After all, we are the "We The People" that our Constitution talks about. We are the people responsible for insuring our domestic tranquility as well as for promoting the general welfare of our nation. If we are to act like a mob than that's the jungle will create. And frankly, most Americans do not want an America that's a jungle ruled by jungle law of kill or be killed.
Sadly, it takes times like these when the rule of law is ignored, when looters, rioters, and murderers go unchecked, that teach us how important the responsibility of being civilized really is to being a good American. It is also times like these that reaffirm why some of our rights are in place. Like it or not, these recent riots conducted by those simply out to wage war on America, and destroy lives and property, is why we have the 2nd Amendment.

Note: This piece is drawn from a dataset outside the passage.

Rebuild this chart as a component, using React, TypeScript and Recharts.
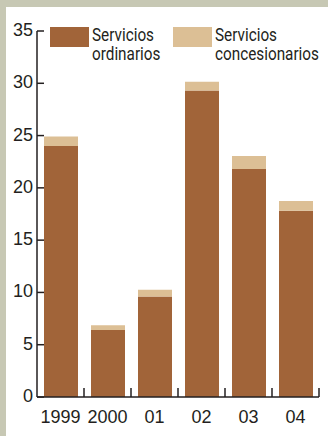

It is why we have our ability to protect ourselves, our families, and our communities. It's times like these that the basic right of a citizen to own guns demonstrates why we are afforded the ability as citizens to protect our loved ones.
As for my referring to our Constitution, our Bill of Rights, our nation, our liberties, our rights, our responsibilities, our citizenship as Americans. I do so because its specifically "ours." Our Constitution does not apply to other countries. What's written in that wonderful document has met the tests of time and has endured and prevailed. Of course it applies to our federal government and not other nations. The same goes for our Bill of Rights. Those 10 Amendments only apply to American citizens.
As an American, this is something that I feel very territorial about because our Constitution and our Bill of Rights were not written to give rights to non-citizens, those people who are citizens of other countries. They have rights or not under their laws. Our Constitution is solely ours because it was written for us. Our rights and freedoms are why others want to be American citizens.
Being a good American means making a real and honest effort at being a responsible citizen. While it's our duty to do so, it actually comes very easy to those of us who love America.